== What to produce ==
Set aside the pictures and output only the lines from the one containing "Reproduce this chart" up to and including the one containing "pos = list(range(len(distance)))".

== Raw data ==
.....
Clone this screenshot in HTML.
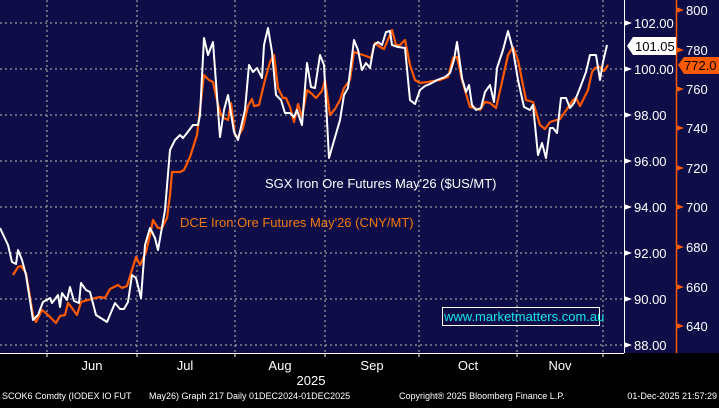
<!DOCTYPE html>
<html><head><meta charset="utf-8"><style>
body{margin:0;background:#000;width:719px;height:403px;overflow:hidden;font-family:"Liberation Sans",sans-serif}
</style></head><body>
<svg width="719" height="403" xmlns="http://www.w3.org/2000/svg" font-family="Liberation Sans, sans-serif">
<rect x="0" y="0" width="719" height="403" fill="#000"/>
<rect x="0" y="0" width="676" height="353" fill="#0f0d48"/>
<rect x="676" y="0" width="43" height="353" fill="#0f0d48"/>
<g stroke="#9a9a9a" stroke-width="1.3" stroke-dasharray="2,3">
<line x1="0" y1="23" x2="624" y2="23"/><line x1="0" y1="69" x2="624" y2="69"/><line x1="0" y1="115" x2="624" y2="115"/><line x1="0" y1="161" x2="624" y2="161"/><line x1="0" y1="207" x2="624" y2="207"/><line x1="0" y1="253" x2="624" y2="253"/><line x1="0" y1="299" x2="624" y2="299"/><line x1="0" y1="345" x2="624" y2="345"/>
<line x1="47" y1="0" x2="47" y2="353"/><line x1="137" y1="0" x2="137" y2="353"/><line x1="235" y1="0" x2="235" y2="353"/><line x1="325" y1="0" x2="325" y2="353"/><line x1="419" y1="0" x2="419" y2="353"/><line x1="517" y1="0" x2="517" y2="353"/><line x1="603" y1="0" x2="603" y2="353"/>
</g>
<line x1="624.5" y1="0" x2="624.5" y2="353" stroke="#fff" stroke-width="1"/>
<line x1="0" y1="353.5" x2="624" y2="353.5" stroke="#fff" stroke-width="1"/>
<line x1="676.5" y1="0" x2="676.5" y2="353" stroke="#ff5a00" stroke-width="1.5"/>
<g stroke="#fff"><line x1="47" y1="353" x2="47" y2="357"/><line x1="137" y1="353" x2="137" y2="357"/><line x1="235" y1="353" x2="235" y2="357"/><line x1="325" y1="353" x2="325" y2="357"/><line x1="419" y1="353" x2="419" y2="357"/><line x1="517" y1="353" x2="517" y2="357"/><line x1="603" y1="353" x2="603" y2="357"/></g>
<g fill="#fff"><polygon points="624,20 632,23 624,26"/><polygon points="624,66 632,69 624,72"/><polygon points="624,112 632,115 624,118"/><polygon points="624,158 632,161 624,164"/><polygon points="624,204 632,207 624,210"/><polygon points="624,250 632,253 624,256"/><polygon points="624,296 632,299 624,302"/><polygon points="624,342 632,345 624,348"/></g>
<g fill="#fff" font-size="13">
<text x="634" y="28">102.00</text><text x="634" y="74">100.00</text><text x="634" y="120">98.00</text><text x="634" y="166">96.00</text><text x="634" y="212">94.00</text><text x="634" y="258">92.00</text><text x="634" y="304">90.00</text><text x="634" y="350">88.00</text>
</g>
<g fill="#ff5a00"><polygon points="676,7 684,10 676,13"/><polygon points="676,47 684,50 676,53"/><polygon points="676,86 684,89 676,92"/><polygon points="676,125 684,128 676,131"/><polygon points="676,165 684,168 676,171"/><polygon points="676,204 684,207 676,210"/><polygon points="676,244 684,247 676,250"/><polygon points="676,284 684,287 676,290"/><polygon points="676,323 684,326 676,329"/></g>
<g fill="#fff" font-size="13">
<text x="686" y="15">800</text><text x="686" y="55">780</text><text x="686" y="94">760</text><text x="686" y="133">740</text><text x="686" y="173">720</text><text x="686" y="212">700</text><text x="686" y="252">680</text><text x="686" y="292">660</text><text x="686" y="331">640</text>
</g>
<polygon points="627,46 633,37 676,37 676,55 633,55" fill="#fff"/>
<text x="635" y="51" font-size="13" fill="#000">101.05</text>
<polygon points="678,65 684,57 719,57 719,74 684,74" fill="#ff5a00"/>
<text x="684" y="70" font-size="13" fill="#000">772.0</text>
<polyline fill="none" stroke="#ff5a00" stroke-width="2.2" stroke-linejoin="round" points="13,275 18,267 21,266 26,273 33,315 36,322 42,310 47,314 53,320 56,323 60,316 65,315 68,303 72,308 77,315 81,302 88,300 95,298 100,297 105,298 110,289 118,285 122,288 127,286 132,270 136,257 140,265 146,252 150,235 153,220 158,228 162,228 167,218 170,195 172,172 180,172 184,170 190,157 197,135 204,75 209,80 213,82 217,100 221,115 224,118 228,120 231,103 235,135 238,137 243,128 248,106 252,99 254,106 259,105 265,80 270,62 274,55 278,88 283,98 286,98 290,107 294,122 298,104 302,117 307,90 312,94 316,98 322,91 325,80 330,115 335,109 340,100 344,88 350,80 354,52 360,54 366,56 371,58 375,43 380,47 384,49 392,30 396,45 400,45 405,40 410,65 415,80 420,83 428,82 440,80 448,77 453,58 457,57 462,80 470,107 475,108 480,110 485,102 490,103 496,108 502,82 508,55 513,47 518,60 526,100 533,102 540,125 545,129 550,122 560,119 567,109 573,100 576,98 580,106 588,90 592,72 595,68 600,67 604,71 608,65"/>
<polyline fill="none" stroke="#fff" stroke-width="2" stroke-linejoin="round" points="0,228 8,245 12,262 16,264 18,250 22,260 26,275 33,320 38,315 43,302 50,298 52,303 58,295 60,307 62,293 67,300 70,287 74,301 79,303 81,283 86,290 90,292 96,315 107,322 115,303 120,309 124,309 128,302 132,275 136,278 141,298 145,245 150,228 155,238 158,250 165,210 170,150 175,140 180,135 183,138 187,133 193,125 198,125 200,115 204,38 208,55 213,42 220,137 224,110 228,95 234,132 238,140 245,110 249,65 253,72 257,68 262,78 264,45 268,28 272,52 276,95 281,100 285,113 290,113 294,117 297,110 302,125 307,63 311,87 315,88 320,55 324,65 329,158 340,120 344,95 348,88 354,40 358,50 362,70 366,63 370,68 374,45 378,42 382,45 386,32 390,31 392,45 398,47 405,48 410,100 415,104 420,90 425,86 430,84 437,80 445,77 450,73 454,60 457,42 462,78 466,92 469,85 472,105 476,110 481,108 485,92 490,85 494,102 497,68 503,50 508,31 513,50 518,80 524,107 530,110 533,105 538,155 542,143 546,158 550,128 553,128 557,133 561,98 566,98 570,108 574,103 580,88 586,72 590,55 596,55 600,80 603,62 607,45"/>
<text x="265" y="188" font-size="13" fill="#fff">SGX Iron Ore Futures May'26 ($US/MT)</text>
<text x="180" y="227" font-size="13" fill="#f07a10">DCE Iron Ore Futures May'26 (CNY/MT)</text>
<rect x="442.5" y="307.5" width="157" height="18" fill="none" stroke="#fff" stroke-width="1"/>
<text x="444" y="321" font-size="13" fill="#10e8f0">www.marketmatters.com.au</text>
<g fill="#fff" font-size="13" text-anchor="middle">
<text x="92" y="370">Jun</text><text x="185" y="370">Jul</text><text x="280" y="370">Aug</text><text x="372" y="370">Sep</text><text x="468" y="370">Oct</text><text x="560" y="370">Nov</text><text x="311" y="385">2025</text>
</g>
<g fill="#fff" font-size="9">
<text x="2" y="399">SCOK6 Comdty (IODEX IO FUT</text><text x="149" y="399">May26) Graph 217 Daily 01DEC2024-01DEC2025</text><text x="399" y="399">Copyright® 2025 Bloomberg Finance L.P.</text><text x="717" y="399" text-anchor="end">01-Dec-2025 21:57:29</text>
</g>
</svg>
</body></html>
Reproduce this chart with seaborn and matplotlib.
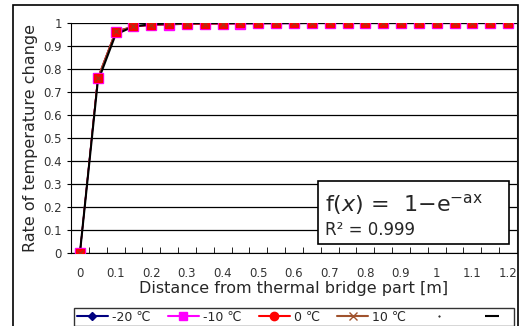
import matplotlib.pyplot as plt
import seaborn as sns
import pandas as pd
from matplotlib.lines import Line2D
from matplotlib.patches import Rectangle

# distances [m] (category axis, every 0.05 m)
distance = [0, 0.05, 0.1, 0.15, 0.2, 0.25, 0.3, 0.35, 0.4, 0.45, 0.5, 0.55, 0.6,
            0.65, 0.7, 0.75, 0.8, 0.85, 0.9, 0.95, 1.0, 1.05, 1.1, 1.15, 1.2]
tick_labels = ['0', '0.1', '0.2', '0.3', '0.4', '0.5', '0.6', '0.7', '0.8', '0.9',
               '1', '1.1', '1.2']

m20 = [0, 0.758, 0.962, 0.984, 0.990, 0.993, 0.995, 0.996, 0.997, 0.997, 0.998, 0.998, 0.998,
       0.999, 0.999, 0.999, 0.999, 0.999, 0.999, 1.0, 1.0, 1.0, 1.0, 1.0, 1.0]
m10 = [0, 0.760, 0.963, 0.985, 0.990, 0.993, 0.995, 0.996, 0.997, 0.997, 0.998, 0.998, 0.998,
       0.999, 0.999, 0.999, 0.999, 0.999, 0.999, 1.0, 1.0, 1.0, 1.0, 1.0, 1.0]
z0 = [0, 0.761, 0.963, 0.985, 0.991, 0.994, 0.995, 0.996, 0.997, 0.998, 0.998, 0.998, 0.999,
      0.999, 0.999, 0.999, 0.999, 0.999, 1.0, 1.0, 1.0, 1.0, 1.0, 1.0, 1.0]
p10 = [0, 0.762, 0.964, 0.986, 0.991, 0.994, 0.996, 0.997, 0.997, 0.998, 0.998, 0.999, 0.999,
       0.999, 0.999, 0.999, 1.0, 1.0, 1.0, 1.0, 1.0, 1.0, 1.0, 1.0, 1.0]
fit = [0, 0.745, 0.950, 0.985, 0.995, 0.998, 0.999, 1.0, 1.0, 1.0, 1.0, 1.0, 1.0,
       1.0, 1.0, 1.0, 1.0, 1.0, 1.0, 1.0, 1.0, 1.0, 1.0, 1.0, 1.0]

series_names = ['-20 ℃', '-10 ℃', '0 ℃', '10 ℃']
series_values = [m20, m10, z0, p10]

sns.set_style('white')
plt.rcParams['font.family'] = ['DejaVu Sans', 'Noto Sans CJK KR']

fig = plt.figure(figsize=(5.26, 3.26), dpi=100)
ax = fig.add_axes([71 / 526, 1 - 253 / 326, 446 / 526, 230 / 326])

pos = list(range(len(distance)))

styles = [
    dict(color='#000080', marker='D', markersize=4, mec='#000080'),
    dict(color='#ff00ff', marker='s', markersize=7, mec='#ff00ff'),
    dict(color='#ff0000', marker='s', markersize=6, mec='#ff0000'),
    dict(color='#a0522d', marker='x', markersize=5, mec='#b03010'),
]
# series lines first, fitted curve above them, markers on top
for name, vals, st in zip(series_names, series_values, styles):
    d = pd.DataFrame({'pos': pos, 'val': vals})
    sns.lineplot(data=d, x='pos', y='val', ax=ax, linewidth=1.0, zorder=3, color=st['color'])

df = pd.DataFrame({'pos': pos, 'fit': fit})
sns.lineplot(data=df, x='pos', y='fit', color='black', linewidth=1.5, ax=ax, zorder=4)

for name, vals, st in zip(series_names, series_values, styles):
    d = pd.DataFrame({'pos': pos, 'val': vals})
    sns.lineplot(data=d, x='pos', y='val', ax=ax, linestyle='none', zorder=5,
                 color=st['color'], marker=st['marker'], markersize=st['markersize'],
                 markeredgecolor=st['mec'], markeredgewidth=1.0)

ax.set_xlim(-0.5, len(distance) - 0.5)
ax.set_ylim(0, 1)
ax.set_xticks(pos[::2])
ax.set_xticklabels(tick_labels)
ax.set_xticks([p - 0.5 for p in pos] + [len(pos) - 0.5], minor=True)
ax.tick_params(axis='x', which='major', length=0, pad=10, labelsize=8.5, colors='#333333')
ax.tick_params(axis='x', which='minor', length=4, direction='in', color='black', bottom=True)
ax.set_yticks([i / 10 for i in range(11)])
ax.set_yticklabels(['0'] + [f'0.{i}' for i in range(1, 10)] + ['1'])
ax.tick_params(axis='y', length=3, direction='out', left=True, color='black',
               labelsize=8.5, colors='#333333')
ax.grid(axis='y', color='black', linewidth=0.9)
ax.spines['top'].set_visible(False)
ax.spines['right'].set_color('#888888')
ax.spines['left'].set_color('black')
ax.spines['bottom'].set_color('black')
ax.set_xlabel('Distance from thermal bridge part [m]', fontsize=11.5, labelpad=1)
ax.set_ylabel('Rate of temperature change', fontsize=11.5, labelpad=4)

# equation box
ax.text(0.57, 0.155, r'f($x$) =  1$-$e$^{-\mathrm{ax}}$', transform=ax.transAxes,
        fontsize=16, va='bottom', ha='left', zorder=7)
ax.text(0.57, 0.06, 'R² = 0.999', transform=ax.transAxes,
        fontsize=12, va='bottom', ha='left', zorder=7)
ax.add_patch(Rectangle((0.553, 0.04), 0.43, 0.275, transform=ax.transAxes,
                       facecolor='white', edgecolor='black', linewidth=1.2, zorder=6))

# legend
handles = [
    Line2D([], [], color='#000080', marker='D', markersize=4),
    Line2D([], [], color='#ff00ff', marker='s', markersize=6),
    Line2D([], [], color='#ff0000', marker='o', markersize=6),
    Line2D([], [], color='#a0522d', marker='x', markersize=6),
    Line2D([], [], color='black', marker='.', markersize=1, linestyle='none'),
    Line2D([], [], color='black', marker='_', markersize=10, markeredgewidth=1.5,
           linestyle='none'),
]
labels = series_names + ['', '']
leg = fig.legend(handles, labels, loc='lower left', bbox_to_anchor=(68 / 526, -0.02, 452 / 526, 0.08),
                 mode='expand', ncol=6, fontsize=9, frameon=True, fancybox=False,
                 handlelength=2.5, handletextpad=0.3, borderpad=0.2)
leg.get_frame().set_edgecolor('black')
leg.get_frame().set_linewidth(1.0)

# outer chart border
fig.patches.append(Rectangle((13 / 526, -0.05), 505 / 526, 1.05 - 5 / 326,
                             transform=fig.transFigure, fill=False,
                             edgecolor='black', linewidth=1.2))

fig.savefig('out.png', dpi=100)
.....
== Finished task ==
Reproduce this chart with seaborn and matplotlib.
import matplotlib.pyplot as plt
import seaborn as sns
import pandas as pd
from matplotlib.lines import Line2D
from matplotlib.patches import Rectangle

# distances [m] (category axis, every 0.05 m)
distance = [0, 0.05, 0.1, 0.15, 0.2, 0.25, 0.3, 0.35, 0.4, 0.45, 0.5, 0.55, 0.6,
            0.65, 0.7, 0.75, 0.8, 0.85, 0.9, 0.95, 1.0, 1.05, 1.1, 1.15, 1.2]
tick_labels = ['0', '0.1', '0.2', '0.3', '0.4', '0.5', '0.6', '0.7', '0.8', '0.9',
               '1', '1.1', '1.2']

m20 = [0, 0.758, 0.962, 0.984, 0.990, 0.993, 0.995, 0.996, 0.997, 0.997, 0.998, 0.998, 0.998,
       0.999, 0.999, 0.999, 0.999, 0.999, 0.999, 1.0, 1.0, 1.0, 1.0, 1.0, 1.0]
m10 = [0, 0.760, 0.963, 0.985, 0.990, 0.993, 0.995, 0.996, 0.997, 0.997, 0.998, 0.998, 0.998,
       0.999, 0.999, 0.999, 0.999, 0.999, 0.999, 1.0, 1.0, 1.0, 1.0, 1.0, 1.0]
z0 = [0, 0.761, 0.963, 0.985, 0.991, 0.994, 0.995, 0.996, 0.997, 0.998, 0.998, 0.998, 0.999,
      0.999, 0.999, 0.999, 0.999, 0.999, 1.0, 1.0, 1.0, 1.0, 1.0, 1.0, 1.0]
p10 = [0, 0.762, 0.964, 0.986, 0.991, 0.994, 0.996, 0.997, 0.997, 0.998, 0.998, 0.999, 0.999,
       0.999, 0.999, 0.999, 1.0, 1.0, 1.0, 1.0, 1.0, 1.0, 1.0, 1.0, 1.0]
fit = [0, 0.745, 0.950, 0.985, 0.995, 0.998, 0.999, 1.0, 1.0, 1.0, 1.0, 1.0, 1.0,
       1.0, 1.0, 1.0, 1.0, 1.0, 1.0, 1.0, 1.0, 1.0, 1.0, 1.0, 1.0]

series_names = ['-20 ℃', '-10 ℃', '0 ℃', '10 ℃']
series_values = [m20, m10, z0, p10]

sns.set_style('white')
plt.rcParams['font.family'] = ['DejaVu Sans', 'Noto Sans CJK KR']

fig = plt.figure(figsize=(5.26, 3.26), dpi=100)
ax = fig.add_axes([71 / 526, 1 - 253 / 326, 446 / 526, 230 / 326])

pos = list(range(len(distance)))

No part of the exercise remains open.